--- START OF Provided data ---
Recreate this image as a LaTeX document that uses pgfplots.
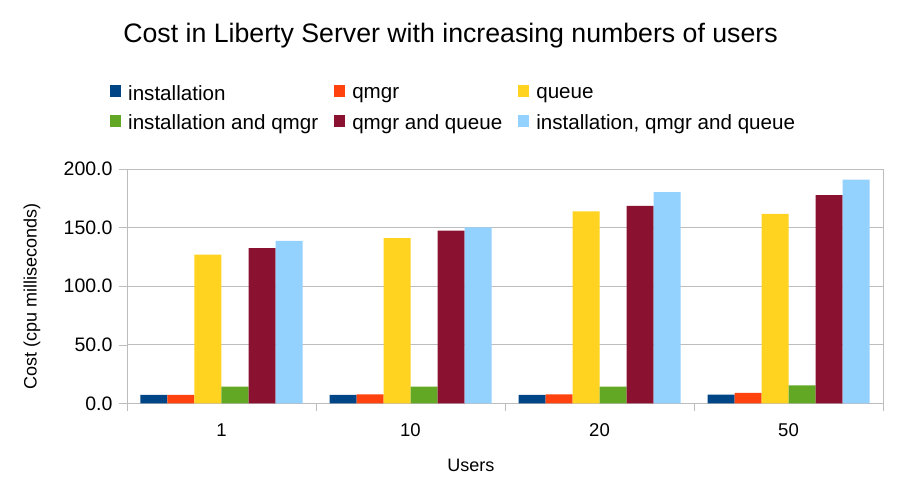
\documentclass[border=0pt]{standalone}
\usepackage{pgfplots}
\usepackage{pgfplotstable}
\pgfplotsset{compat=1.18}
\usepackage{fontspec}
\setmainfont{Liberation Sans}

% LibreOffice-ish palette
\definecolor{cInst}{HTML}{004586}
\definecolor{cQmgr}{HTML}{FF420E}
\definecolor{cQueue}{HTML}{FFD320}
\definecolor{cInstQ}{HTML}{62A824}
\definecolor{cQmQu}{HTML}{8A1230}
\definecolor{cAll}{HTML}{93D1FF}
\definecolor{gridgray}{HTML}{BDBDBD}

% users: 1, 10, 20, 50 -> x = 0..3
\pgfplotstableread{
x inst qmgr queue instq qmqu all
0 7.1  7.3  127.0 14.2  132.5 138.7
1 7.1  7.6  141.0 14.2  147.3 150.1
2 7.1  7.6  163.8 14.2  168.6 180.3
3 7.4  8.8  161.8 15.4  177.8 190.9
}\costdata

\begin{document}
\begin{tikzpicture}
\useasboundingbox (-127pt,-92.7pt) rectangle (775pt,403.3pt);
\begin{axis}[
    scale only axis,
    width=756pt, height=234.3pt,
    ybar=0pt, bar width=27pt,
    xmin=-0.5, xmax=3.5,
    ymin=0, ymax=200,
    xtick={0,1,2,3},
    xticklabels={1,10,20,50},
    minor xtick={-0.5,0.5,1.5,2.5,3.5},
    ytick={0,50,100,150,200},
    tick pos=left,
    tick align=outside,
    major tick length=8pt,
    minor tick length=8pt,
    major x tick style={draw=none},
    minor x tick style={draw=gridgray},
    ytick style={draw=gridgray},
    axis line style={draw=gridgray},
    ymajorgrids,
    major grid style={gridgray, line width=0.8pt},
    /pgf/number format/assume math mode=true,
    yticklabel style={font=\fontsize{19.5}{21}\selectfont, xshift=-3pt,
      /pgf/number format/.cd, fixed, fixed zerofill, precision=1},
    xticklabel style={font=\fontsize{18.5}{20}\selectfont, yshift=-9pt},
    title={Cost in Liberty Server with increasing numbers of users},
    title style={font=\fontsize{26.7}{30}\selectfont, anchor=base,
      at={(axis description cs:0.428,1.513)}},
    xlabel={Users},
    xlabel style={font=\fontsize{18}{20}\selectfont, anchor=center,
      at={(axis description cs:0.455,0)}, yshift=-62pt},
    ylabel={Cost (cpu milliseconds)},
    ylabel style={font=\fontsize{18}{20}\selectfont, anchor=center,
      at={(axis description cs:-0.1257,0.456)}},
    legend columns=3,
    legend cell align=left,
    legend style={draw=none, fill=none, inner sep=0pt,
      at={(axis description cs:-0.0225,1.367)}, anchor=north west,
      font=\fontsize{20.6}{23}\selectfont,
      row sep=9pt,
      /tikz/every odd column/.append style={column sep=5pt},
      /tikz/every even column/.append style={column sep=14pt}},
    legend image code/.code={\fill[#1] (0pt,-4pt) rectangle (11pt,8pt);},
]
  \addplot[fill=cInst, draw=none]  table[x=x, y=inst]  {\costdata};
  \addplot[fill=cQmgr, draw=none]  table[x=x, y=qmgr]  {\costdata};
  \addplot[fill=cQueue, draw=none] table[x=x, y=queue] {\costdata};
  \addplot[fill=cInstQ, draw=none] table[x=x, y=instq] {\costdata};
  \addplot[fill=cQmQu, draw=none]  table[x=x, y=qmqu]  {\costdata};
  \addplot[fill=cAll, draw=none]   table[x=x, y=all]   {\costdata};
  \legend{installation, qmgr, queue, installation and qmgr,
    qmgr and queue, {installation, qmgr and queue}}
\end{axis}
\end{tikzpicture}
\end{document}
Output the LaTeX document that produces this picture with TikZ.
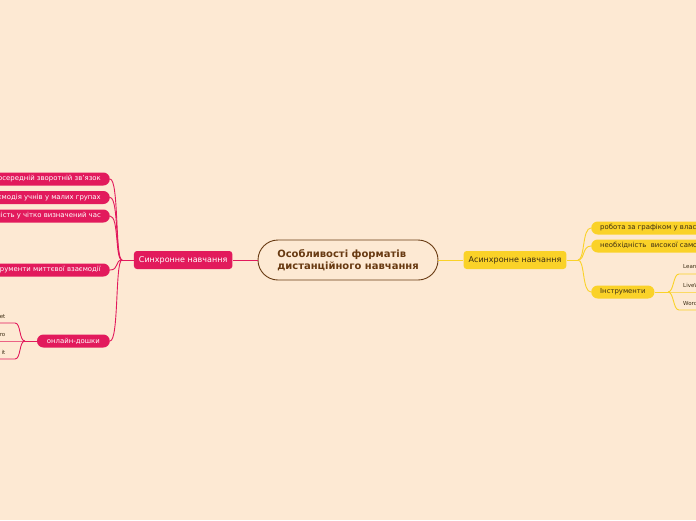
\documentclass[tikz,border=0pt]{standalone}
\usepackage{fontspec}
\setmainfont{DejaVu Sans}
\usetikzlibrary{positioning}
\definecolor{bgpeach}{RGB}{253,233,211}
\definecolor{synccol}{RGB}{226,26,92}
\definecolor{asynccol}{RGB}{250,210,40}
\definecolor{titlecol}{RGB}{104,58,18}
\definecolor{darktxt}{RGB}{60,45,20}
\begin{document}
\begin{tikzpicture}[
  x=1pt, y=-1pt,
  font=\fontsize{6.9}{7.5}\selectfont,
  node distance=25pt,
  title/.style={draw=titlecol, line width=0.9pt, fill=bgpeach,
                rounded corners=20pt, minimum width=180pt, minimum height=40pt,
                align=left, text=titlecol,
                font=\fontsize{10}{12}\selectfont\bfseries},
  mainbox/.style={rounded corners=3pt, minimum height=18pt, inner xsep=5pt,
                  font=\fontsize{8}{9}\selectfont},
  syncbox/.style={mainbox, fill=synccol, text=white},
  asyncbox/.style={mainbox, fill=asynccol, text=darktxt},
  pill/.style={rounded corners=6.5pt, minimum height=13pt, inner xsep=9pt,
               inner ysep=0pt},
  spill/.style={pill, fill=synccol, text=white},
  apill/.style={pill, fill=asynccol, text=darktxt},
  leaf/.style={inner xsep=4pt, inner ysep=4.5pt, text=darktxt,
               font=\fontsize{5.5}{6.5}\selectfont},
  slink/.style={draw=synccol, line width=0.9pt},
  alink/.style={draw=asynccol, line width=0.9pt}
]
\useasboundingbox[fill=bgpeach] (0,0) rectangle (696,520);
\clip (0,0) rectangle (696,520);

% centre and the two main branches
\node[title] (title) at (348,260) {Особливості форматів\\дистанційного навчання};
\node[syncbox, left=of title] (sync) {Синхронне навчання};
\node[asyncbox, right=of title] (async) {Асинхронне навчання};
\draw[slink] (title) -- (sync);
\draw[alink] (title) -- (async);

% synchronous side
\coordinate (sj) at (122,260);
\node[spill, anchor=east] (feedback) at (110,179) {Безпосередній зворотній зв'язок};
\node[spill, anchor=east] (groups) at (110,197.5) {Взаємодія учнів у малих групах};
\node[spill, anchor=east] (ontime) at (110,216) {Присутність у чітко визначений час};
\node[spill, anchor=east] (instant) at (110,270) {Інструменти миттєвої взаємодії};
\node[spill, anchor=east, inner xsep=10pt] (boards) at (110,341) {онлайн-дошки};
\draw[slink] (sync.west) -- (sj);
\foreach \n in {feedback,groups,ontime,instant,boards}
  \draw[slink] (sj) .. controls +(-7,0) and +(9,0) .. (\n.east);

\coordinate (bj) at (25,341);
\node[leaf, anchor=south east, inner xsep=9.5pt] (padlet) at (15,323) {Padlet};
\node[leaf, anchor=south east, inner xsep=9.5pt] (miro) at (15,341) {Miro};
\node[leaf, anchor=south east, inner xsep=9.5pt] (lino) at (15,359) {Lino it};
\draw[slink] (boards.west) -- (bj);
\foreach \n in {padlet,miro,lino}
  \draw[slink] (bj) .. controls +(-6,0) and +(6,0) .. (\n.south east) -- (\n.south west);

% asynchronous side
\coordinate (aj) at (578,260);
\node[apill, anchor=west] (schedule) at (591,228) {робота за графіком у власному темпі};
\node[apill, anchor=west] (selforg) at (591,246) {необхідність\ \ високої самоорганізації};
\node[apill, anchor=west] (instr) at (591,292) {Інструменти};
\draw[alink] (async.east) -- (aj);
\foreach \n in {schedule,selforg,instr}
  \draw[alink] (aj) .. controls +(7,0) and +(-9,0) .. (\n.west);

\coordinate (ij) at (668,292);
\node[leaf, anchor=south west] (apps) at (679,274) {LearningApps};
\node[leaf, anchor=south west] (live) at (679,292) {LiveWorksheets};
\node[leaf, anchor=south west] (wall) at (679,310) {Wordwall};
\draw[alink] (instr.east) -- (ij);
\foreach \n in {apps,live,wall}
  \draw[alink] (ij) .. controls +(6,0) and +(-6,0) .. (\n.south west) -- (\n.south east);
\end{tikzpicture}
\end{document}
--- END OF Provided data ---
** Short problem **
Only a number is wanted: how many lines of the data above contain "this"?

** The solution **
2